On le sait, les classiques du manga des années 70 ou antérieurs ne vendent pas trop chez nous, mais parfois des éditeurs soucieux d'éduquer le lectorat, de faire partager des œuvres géniales, nous sortent de gros pavés de mangas cultes, et on les en remercie. Je suis très content d'avoir pu lire "Le Coeur de Thomas" car il s'agit vraiment d'un excellent manga.
Une rapide présentation de l'histoire pour ceux qui veulent savoir : En allemagne, probablement au début du XXe siècle, dans un pensionnat pour garçon, un jeune garçon, Thomas, qui vit un amour à sens unique vis à vis d'un autre jeune homme, Juli, se suicide, et ce dès les pages d'ouverture du manga. Tout le monde croit à un accident, mais Juli a reçu une lettre que Thomas à écrit avant sa mort, où il avoue son amour et son suicide. Juli doit donc gérer ce deuil ainsi que ses autres problèmes, tandis qu'un nouvel élève débarque au pensionnat, Eric, qui ressemble beaucoup à Thomas et qui se fait toujours comparer à ce dernier. Eric doit se défaire de l'ombre de Thomas, tandis que Juli doit essayer d'avancer alors que la présence du nouvel élève lui rappelle en permanence le suicide de son camarade.
C'est vraiment un excellent manga, avec ses personnages torturés qui essayent de comprendre leurs sentiments, qui essayent d'avancer malgré leurs démons passés, qui essayent de se rapprocher des uns des autres malgré les grands secrets qu'ils ont tous, et en particulier le plus torturé d'entre tous, Juli. C'est vraiment très bien fait, avec une narration, un découpage vraiment très travaillée pour mettre en scènes les dilemmes sentimentaux des personnages, leurs psychoses et en outre Hagio propose une excellente représentation graphique des émotions des personnages. Les cases cultes, les pages marquantes se succèdent à la pèle, l'auteure arrivant à rendre à la perfection l'intensité des état-d'âmes de ses héros.

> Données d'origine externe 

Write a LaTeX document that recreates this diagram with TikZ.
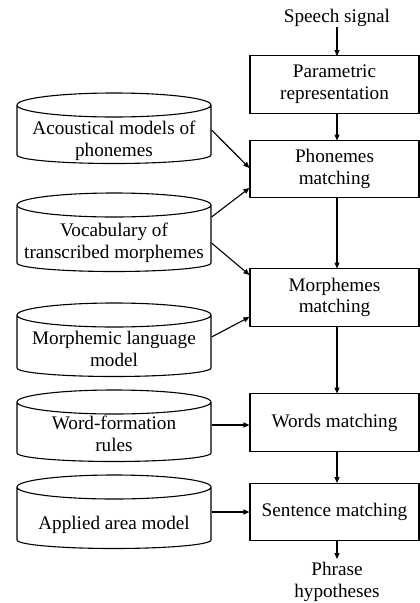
\documentclass[tikz,border=0pt]{standalone}
\usepackage{fontspec}
\setmainfont{Liberation Serif}
\usetikzlibrary{arrows.meta,calc}
\begin{document}
\begin{tikzpicture}[x=1pt,y=-1pt,line width=1.1pt,
  txt/.style={font=\fontsize{19.2}{21.8}\selectfont,align=center,inner sep=0pt},
  box/.style={draw,txt,minimum width=169pt,minimum height=57.5pt},
  arr/.style={-{Triangle[length=6pt,width=5pt]}},
  dbarea/.style={txt,minimum width=194pt,minimum height=60pt}]
\useasboundingbox (0,0) rectangle (420,603);
% cylinder: #1 name, #2 top center y, #3 side end y, #4 text y, #5 text
\newcommand{\mycyl}[5]{%
  \draw (17,#2) arc[start angle=180,end angle=-180,x radius=97,y radius=12]
        (17,#2) -- (17,#3) arc[start angle=180,end angle=0,x radius=97,y radius=8.5] -- (211,#2);
  \node[dbarea] (#1) at (114,#4) {#5};}
\mycyl{acm}{105}{155}{141}{Acoustical models of\\phonemes}
\mycyl{voc}{205}{263}{242.5}{Vocabulary of\\transcribed morphemes}
\mycyl{mlm}{315}{368}{349}{Morphemic language\\model}
\mycyl{wfr}{402}{453}{434}{Word-formation\\rules}
\mycyl{aam}{487}{540}{525}{Applied area model}

\node[txt] (sig) at (337,18) {Speech signal};
\node[box] (par) at (334.5,84.5) {Parametric\\representation};
\node[box] (pho) at (334.5,169) {Phonemes\\matching};
\node[box] (mor) at (334.5,297.5) {Morphemes\\matching};
\node[box] (wor) at (334.5,422.5) {Words matching};
\node[box] (sen) at (334.5,512) {Sentence matching};
\node[txt] (phr) at (337,582) {Phrase\\hypotheses};

\draw[arr] (sig.south -| 337,0) -- (337,56);
\draw[arr] (337,113) -- (337,140.5);
\draw[arr] (337,197.5) -- (337,268.5);
\draw[arr] (337,326.5) -- (337,393.5);
\draw[arr] (337,451.5) -- (337,483);
\draw[arr] (337,541) -- (337,559);

\draw[arr] (acm.east |- 0,130) -- (pho.west |- 0,168);
\draw[arr] (voc.east |- 0,217) -- (pho.west |- 0,188);
\draw[arr] (voc.east |- 0,243) -- (mor.west |- 0,275);
\draw[arr] (mlm.east |- 0,337) -- (mor.west |- 0,317);
\draw[arr] (wfr.east |- 0,425) -- (wor.west |- 0,425);
\draw[arr] (aam.east |- 0,512) -- (sen.west |- 0,512);
\end{tikzpicture}
\end{document}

J'ai vraiment été très impressionné par la façon de Hagio de mettre en page, de déstructurer sa page, de changer de traitement graphique, d'utiliser des métaphores visuelles pour être la plus juste possible. C'est excellent, c'est vraiment super bien pensé, et c'est en plus superbement dynamique, nous emportant toujours dans un mouvement continu, dans le flot des sentiments des personnages.C'est bien simple, les 5 premières pages ont déjà été une vraie claque tellement la maîtrise narrative était évidente.
Donc en plus d'une narration de haute volée, le style graphique de Hagio, bien qu'un peu daté, est loin d'être dénué de charme. Et en outre, le scénario est très agréable à suivre, avec sa tonalité sombre, ses personnages passionnants et attachants, les nombreux rebondissements, mystères et révélations de l'intrigue... C'est du bon boulot.
Ce qui est intéressant aussi, c'est bien que ça se passe au début du siècle, dans cette oeuvre, le sentiment amoureux homosexuel est parfaitement accepté et les jeunes garçons du pensionnats passent leur temps à se séduire et à tomber amoureux les uns des autres. On y parle vraiment d'un sentiment amoureux universel qui s'affranchit des frontières de genres et qui n'est pas du tout dans une attirance charnelle. Si ce n'est quelques échanges de baisers enflammés, quelques caresses sur les cheveux ou la joue, ça ne va jamais bien loin dans ce manga.
A contrario, dans cette Allemagne où tout le monde est blond, on y croise un de temps à autre un racisme des cheveux noirs qui fait un peu penser à un Japon inversé et c'est plutôt amusant (et ça permet à Hagio d'aborder certaines thématiques à un moment de l'histoire pour développer ses personnages).
Donc voilà, oeuvre culte, vraiment passionnante à lire et qui mérite sacrément le coup d’œil.